If only it were better at presenting its best side, but once you get past the basic tutorials, Defiance is hilariously bad at explaining itself. You'll start receiving weapon mods almost immediately, but the game never explains that you can't actually use them until you hit a certain level. The same is true of Contracts, ongoing "kill X number of Y" challenges for various corporations that become available when you hit EGO level 250. Miss the brief text notification and you'd never know they were there. Even if you do see the notification, you'll still have to scour the muddled menus yourself to actually locate them.
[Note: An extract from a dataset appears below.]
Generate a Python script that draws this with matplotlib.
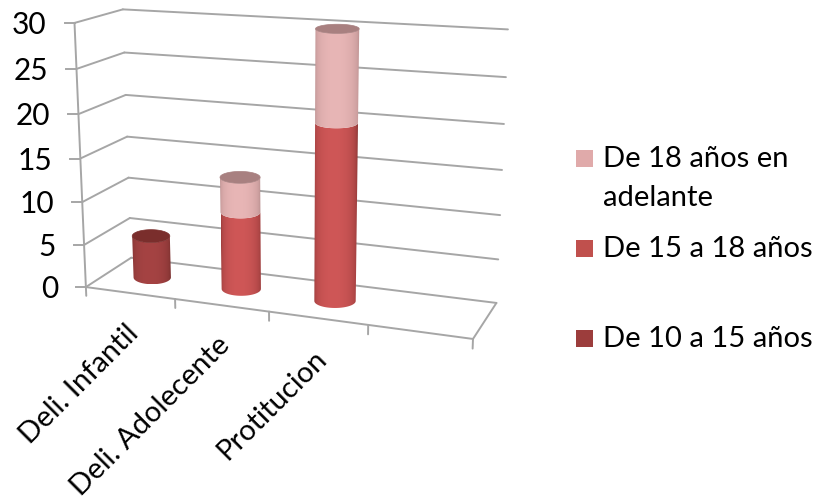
import numpy as np
import matplotlib
matplotlib.use('Agg')
import matplotlib.pyplot as plt
from matplotlib.patches import Polygon, Rectangle

plt.rcParams['font.family'] = ['Lato', 'DejaVu Sans']

categories = ['Deli. Infantil', 'Deli. Adolecente', 'Protitucion']
series_names = ['De 10 a 15 años', 'De 15 a 18 años', 'De 18 años en\nadelante']
de_10_a_15 = [5, 0, 0]
de_15_a_18 = [0, 9, 20]
de_18_mas = [0, 4, 10]
y_ticks = [0, 5, 10, 15, 20, 25, 30]

# centre colour, edge colour, lid colour, legend colour of each series
colors = [('#a54343', '#6f2a29', '#7a2e2c', '#9c3d3c'),
          ('#cf5757', '#7d2d2c', '#8a3534', '#c0504d'),
          ('#e8b6b6', '#a88080', '#a88080', '#e0aaaa')]
grid_color = '#a6a6a6'

# frame of the 3d box: (category, depth, value) -> pixel in the picture
frame_model = [(0, 0, 0), (1, 0, 0), (2, 0, 0), (3, 0, 0), (4, 0, 0), (0, 1, 0), (4, 1, 0),
               (0, 0, 30), (0, 1, 30), (4, 1, 30), (0, 0, 15), (0, 1, 15), (4, 1, 15)]
frame_pixel = [(86, 287), (175, 299), (269, 312), (368, 325), (473, 339), (131, 258), (496.5, 302.5),
               (74, 23), (123, 9.5), (508, 29.5), (81, 158), (127, 136.5), (502, 170)]


# fit a perspective camera to the frame
def fit_camera(model, pixel):
    rows = []
    for (x, d, z), (u, v) in zip(model, pixel):
        rows.append([x, d, z, 1, 0, 0, 0, 0, -u*x, -u*d, -u*z, -u])
        rows.append([0, 0, 0, 0, x, d, z, 1, -v*x, -v*d, -v*z, -v])
    return np.linalg.svd(np.array(rows, dtype=float))[2][-1].reshape(3, 4)


cam = fit_camera(frame_model, frame_pixel)


def project(x, d, z):
    p = cam @ np.array([x, d, z, 1.0])
    return p[0]/p[2], p[1]/p[2]


def box_line(a, b, lw=1.4):
    p, q = project(*a), project(*b)
    ax.plot([p[0], q[0]], [p[1], q[1]], color=grid_color, lw=lw, solid_capstyle='round', zorder=1)


def ellipse_at(x, z):
    # screen ellipse of the cylinder at height z
    cx, cy = project(x, 0.5, z)
    left = project(x-0.215, 0.5, z)[0]
    right = project(x+0.215, 0.5, z)[0]
    ry = 4.6 + (cy-30)/270*2.4
    return (left+right)/2, cy, (right-left)/2, ry


def draw_segment(x, z0, z1, c_mid, c_edge):
    x0, y0, rx0, ry0 = ellipse_at(x, z0)
    x1, y1, rx1, ry1 = ellipse_at(x, z1)
    sweep = np.linspace(-np.pi/2, np.pi/2, 50)
    low = np.c_[x0+rx0*np.sin(sweep), y0+ry0*np.cos(sweep)]
    high = np.c_[x1+rx1*np.sin(sweep), y1+ry1*np.cos(sweep)][::-1]
    outline = np.r_[low, high]

    # shading across the cylinder, dark at both sides
    t = np.linspace(-1, 1, 200)
    shade = np.clip(np.cos(np.arcsin(t)+0.1), 0, 1)[None, :, None]**0.6
    mid = np.array(matplotlib.colors.to_rgb(c_mid))
    edge = np.array(matplotlib.colors.to_rgb(c_edge))
    img = edge*(1-shade) + mid*shade

    clip = Polygon(outline, closed=True, transform=ax.transData)
    left = outline[:, 0].min()
    right = outline[:, 0].max()
    im = ax.imshow(img, extent=(left, right, outline[:, 1].max(), outline[:, 1].min()),
                   aspect='auto', interpolation='bilinear', zorder=3)
    im.set_clip_path(clip)


def draw_lid(x, z, color):
    cx, cy, rx, ry = ellipse_at(x, z)
    t = np.linspace(0, 2*np.pi, 60)
    ax.add_patch(Polygon(np.c_[cx+rx*np.sin(t), cy+ry*np.cos(t)], closed=True, fc=color, ec=color, lw=0.5, zorder=4))


fig = plt.figure(figsize=(8.17, 5.04), dpi=100)
ax = fig.add_axes([0, 0, 1, 1])
ax.axis('off')

# walls and floor
for v in y_ticks:
    box_line((0, 0, v), (0, 1, v))
    box_line((0, 1, v), (4, 1, v))
box_line((0, 0, 0), (0, 0, 30))
box_line((0, 0, 0), (4, 0, 0))
box_line((4, 0, 0), (4, 1, 0))

for i in range(5):
    box_line((i, 0, 0), (i, 0, -1.05))

for v in y_ticks:
    px, py = project(0, 0, v)
    ax.plot([px-10, px], [py, py], color=grid_color, lw=1.4, zorder=1)
    ax.text(px-28, py+2, str(v), ha='right', va='center', fontsize=21.5, color='black')

# cylinders
for i in range(len(categories)):
    bottom = 0
    top_color = None
    for vals, c in zip([de_10_a_15, de_15_a_18, de_18_mas], colors):
        if vals[i] > 0:
            draw_segment(i+0.5, bottom, bottom+vals[i], c[0], c[1])
            bottom += vals[i]
            top_color = c[2]
    draw_lid(i+0.5, bottom, top_color)

# category labels
for i, name in enumerate(categories):
    px, py = project(i+0.5, 0, 0)
    ax.text(px-5, py+27, name, rotation=45, rotation_mode='anchor', ha='right', va='top',
            fontsize=21, color='black')

# legend
legend_rows = [(159, 2), (249, 1), (339, 0)]
for name, (y_row, idx) in zip(series_names[::-1], legend_rows):
    ax.add_patch(Rectangle((576, y_row-9), 17, 17, fc=colors[idx][3], ec='none'))
    lines = name.split('\n')
    for k, line in enumerate(lines):
        ax.text(603, y_row+k*39.5, line, ha='left', va='center', fontsize=21)

# imshow resets the limits, so set them last
ax.set_xlim(0, 817)
ax.set_ylim(504, 0)

fig.savefig('out.png', dpi=100)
But there I go again, picking out the negatives. It's hard not to. One moment it's a bad game, the next it's not bad, and sometimes it's pretty good. Frustratingly scrappy yet strangely charming, Defiance can be all three of these things, often at the same time. It's not a game that can be recommended without serious caveats, but it's also a game worth playing for what it attempts if not what it actually does.
There's certainly a worthwhile game in here, teasingly close to the surface. Maybe in 12 months' time the TV show will be a big hit and the game will have been patched and updated into the experience it was clearly meant to be. If that's the case, it'll be a hard-earned and well-deserved victory. For now, proceed with caution.